But like those same mountain-torrents, there
is rather too much slope to his channel, and the rainbow sprays and
evaporations go double-quick-time to heaven, while the body of his water
falls headlong to the plain. We would have more pause and deliberation,
occasionally, if only to bring his tide to a head — more frequent
expansions of the stream, still, bottomless, mountain tarns, perchance inland
seas, and at length the deep ocean itself.
We cannot do better than enrich our pages with a few extracts from such
articles as we have at hand. Who can help sympathizing with his righteous
impatience, when invited to hold his peace or endeavor to convince the
understandings of the people by well ordered arguments?
“Bandy compliments and arguments with the
somnambulist, on ‘table rock,’ when all the waters of Lake
Superior are thundering in the great horse-shoe, and deafening the very war
of the elements! Would you not shout to him with a clap of thunder through a
speaking-trumpet, if you could command it — if possible to reach his
senses in his appaling extremity! Did
Jonah
argufy with the city of Nineveh —
‘yet forty days,’ cried the vagabond prophet, ‘and Nineveh shall be overthrown!’
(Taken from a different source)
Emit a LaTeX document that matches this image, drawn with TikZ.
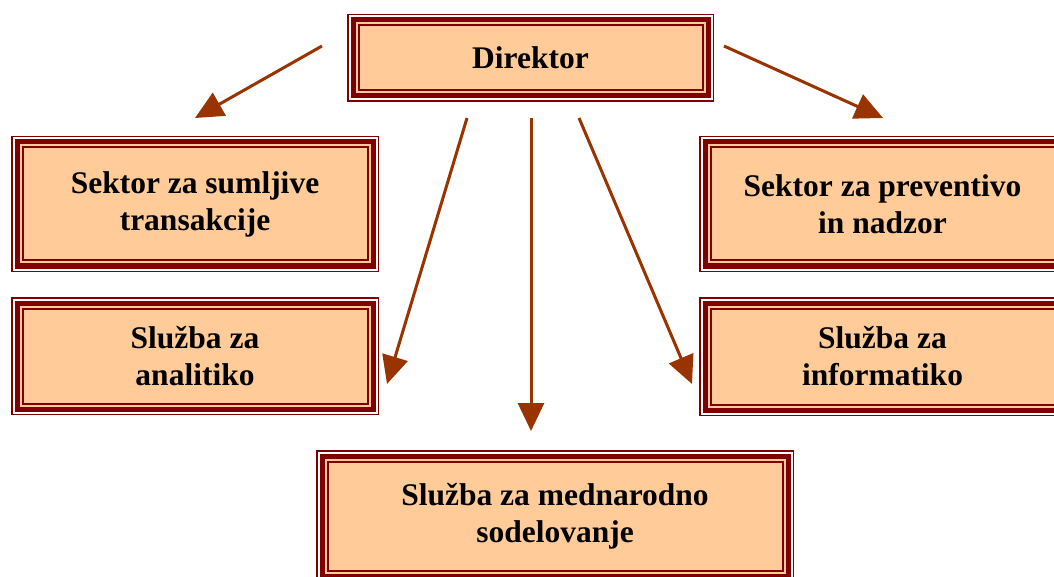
\documentclass[tikz,border=0pt]{standalone}
\usepackage{fontspec}
\setmainfont{Liberation Serif}
\usetikzlibrary{arrows.meta}
\definecolor{bord}{HTML}{800000}
\definecolor{peach}{HTML}{FFCC99}
\definecolor{arr}{HTML}{993300}
\tikzset{
  x=1pt, y=-1pt,
  lbl/.style={align=center, font=\fontsize{31.5}{37}\selectfont\bfseries, text=black, inner sep=0pt},
  conn/.style={draw=arr, line width=3pt, -{Triangle[length=28pt, width=26pt]}, shorten >=0pt}
}
\newcommand{\fbx}[6]{%
  \draw[bord, line width=1.5pt] ({#2+0.75},{#3+0.75}) rectangle ({#4-0.75},{#5-0.75});
  \fill[peach] ({#2+3.5},{#3+3.5}) rectangle ({#4-3.5},{#5-3.5});
  \draw[bord, line width=5pt] ({#2+6},{#3+6}) rectangle ({#4-6},{#5-6});
  \draw[bord, line width=2pt] ({#2+11.5},{#3+11.5}) rectangle ({#4-11.5},{#5-11.5});
  \node[lbl] (#1) at ({(#2+#4)/2},{(#3+#5)/2}) {#6};
}
\begin{document}
\begin{tikzpicture}
\useasboundingbox (0,0) rectangle (1054,577);
\clip (0,0) rectangle (1054,577);
\fill[white] (0,0) rectangle (1054,577);
\fbx{dir}{347}{14}{714}{102}{Direktor}
\fbx{sum}{11}{136}{379}{272}{Sektor za sumljive\\transakcije}
\fbx{ana}{11}{297}{379}{415}{Služba za\\analitiko}
\fbx{pre}{699}{136}{1066}{272}{Sektor za preventivo\\in nadzor}
\fbx{inf}{699}{297}{1066}{416}{Služba za\\informatiko}
\fbx{med}{316}{450}{794}{582}{Služba za mednarodno\\sodelovanje}
\coordinate (s1) at (322,46);
\coordinate (e1) at (195,118);
\coordinate (s2) at (724,46);
\coordinate (e2) at (883,118);
\coordinate (s3) at (467,118);
\coordinate (e3) at (387,384);
\coordinate (s4) at (531,118);
\coordinate (e4) at (531,431);
\coordinate (s5) at (579,118);
\coordinate (e5) at (692,384);
\draw[conn] (s1) -- (e1);
\draw[conn] (s2) -- (e2);
\draw[conn] (s3) -- (e3);
\draw[conn] (s4) -- (e4);
\draw[conn] (s5) -- (e5);
\end{tikzpicture}
\end{document}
That was his salutation. And did the ‘Property and Standing’
turn up their noses at him, and set the mob on to him? Did the clergy
discountenance him, and call him extravagant, misguided, a divider
of churches, a disturber of parishes? What would have become of that city,
if they had done this? Did they ‘approve his principles’
but dislike his ‘measures’ and his
‘spirit’!!
“Slavery must be cried down, denounced down, ridiculed down, and
pro-slavery with it, or rather before it. Slavery will go when pro-slavery
starts. The sheep will follow when the bell-wether leads. Down, then, with
the bloody system, out of the land with it, and out of the world with it
— into the Red Sea with it. Men shan’t be enslaved in
this country any longer. Women and children shan’t be flogged
here any longer. If you undertake to hinder us, the worst is your own.”
— “But this is all fanaticism. Wait and see.”
He thus raises the anti-slavery ‘war-whoop’ in New Hampshire,
when an important convention is to be held, sending the summons
“To none but the whole-hearted, fully-committed, cross-the-Rubicon
spirits.” — “From rich ‘old Cheshire,’ from
Rockingham, with her horizon setting down away to the salt sea.”
— “From where the sun sets behind Kearsarge, even to where he
rises gloriously over Moses Norris’s own town of
Pittsfield; and from Amoskeag to Ragged Mountains — Coos
— Upper Coos, home of the everlasting hills, send out your bold
advocates of human rights — wherever they lay, scattered by lonely
lake, or Indian stream, or ‘Grant,’ or ‘Location’
— from the trout-haunted brooks of the Amoriscoggin, and where the
adventurous streamlet takes up its mountain march for the St.